«Le SCAF est un projet prioritaire, il est attendu autant par Berlin que par Paris et ce projet se fera. Je ne peux pas être plus direct.» : malgré les déboires, le programme de Système de combat aérien du futur (SCAF) doit être mené à son terme. Telle est la ligne de Paris, rappelée le 22 septembre par Sébastien Lecornu, ministre des Armées à l’occasion d’une conférence de presse à Berlin aux côtés de son homologue allemande Christine Lambrecht.
«Nous avons un conseil des ministres franco-allemand à la fin du mois d’octobre, cela nous laisse donc quelques semaines de préparation pour acter des calendriers exigeants», a ajouté le locataire de l’hôtel de Brienne.
Depuis son lancement à l’été 2017, le projet patine. Si politiquement les Etats partenaires sont tombés d’accord en signant fin août 2021 un accord intergouvernemental prévoyant d’allouer 3,6 milliards d’euros au développement d’un démonstrateur (phases 1B et 2), il n’en est rien du côté des industriels.
Déjà lors de la phase 1A, dédiée à l’étude des besoins militaires de chacun, une défiance entre les acteurs du projet avait émergé, tout particulièrement concernant les prérogatives de chacun et la propriété intellectuelle.
La tension est particulièrement vive entre Dassault aviation, pourtant désigné maitre d’œuvre du SCAF, et Airbus Defense & Space. Représentant à la fois les intérêts industriels allemands et espagnols, la filiale munichoise d’Airbus a profité du ralliement tardif de Madrid au SCAF afin de diluer le poids des Français. Du côté de l’avionneur tricolore, l’exaspération est palpable. Depuis mars 2021, son patron, Eric Trappier, évoque même l’éventualité d’un «plan B» sans en dire plus.
«Il y a toujours un plan B dans une industrie responsable», s'est-il contenté de répondre sur BFMTV. «Mon plan B ne consiste pas forcément à faire tout seul, mais à trouver une méthode de gouvernance qui permette d'emmener des Européens, mais pas selon les règles fixées aujourd'hui, car cela ne fonctionnera pas», avait-il précisé l'année dernière devant le Sénat.
Un projet franco-allemand qui ne décolle pas
Tant et si bien qu’en un an le projet n’aurait pas avancé. Désormais, le SCAF serait même devancé par un projet concurrent : le Tempest. Un programme porté par la Grande-Bretagne avec laquelle la France collaborait initialement, jusqu’au Brexit et la réorientation vers l’Allemagne actée après l’arrivée à l’Elysée d’Emmanuel Macron.

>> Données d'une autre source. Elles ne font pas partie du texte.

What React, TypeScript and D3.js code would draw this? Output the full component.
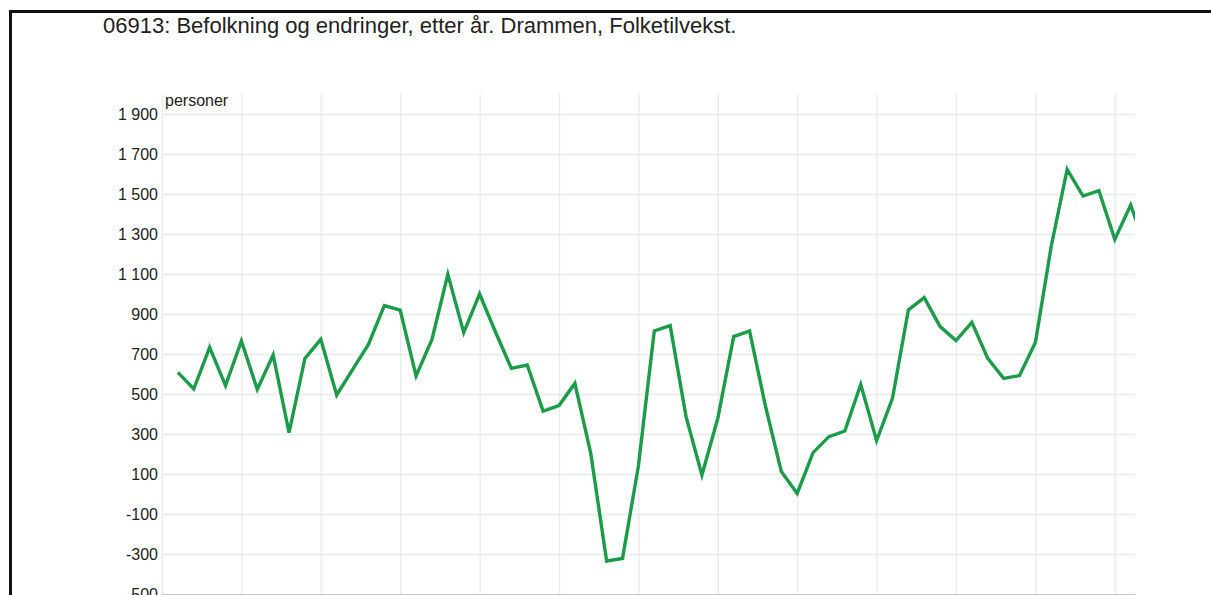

Malgré ces difficultés, «nous avons besoin de réfléchir à ce que sera l'aviation de chasse du futur, puisque nous en avons besoin, et nous devons déjà penser à la régénération de nos équipements en la matière», a insisté le ministre français.
Les enjeux côté français sont de taille. Au-delà d’être le fruit d’une industrie européenne espérée par Paris, l’appareil doit également remplacer à «l’horizon 2040» le Rafale ainsi que monter à bord du futur porte-avion nucléaire français. Ce successeur du Charles-de-Gaulle, le PANG (pour «porte-avions nouvelle génération»), a été conçu pour accueillir le SCAF.
Or, l’impatience des partenaires de la France se fait ressentir. Outre Berlin qui a passé commande en mars dernier de 35 avions de combat F-35 afin d’assurer ses missions au sein de l’OTAN (parapluie nucléaire), les Espagnols ont également fait savoir leur intérêt pour l’appareil américain. «Je veux des matériels qui volent, qui roulent et qui sont disponibles sur le marché. Pas de développement de solutions européennes qui, au final, ne marchent pas» lâchait mi-septembre le général Zorn, chef d’État-major de la Bundeswehr (l'armée allemande) lors d’une conférence en présence de Christine Lambrecht.
En cas de crash du SCAF, le désaveu pour Paris serait d’autant plus dur, qu’il ne serait pas le premier projet européen – développé autour du couple franco-allemand – à tomber à l’eau. Il irait rejoindre le missile antichar du futur (MAST-F), les patrouilleurs maritimes (MAWS) ou même, en partie, l’emblématique hélicoptère Tigre où Français et Espagnols ont récemment été lâchés par Berlin.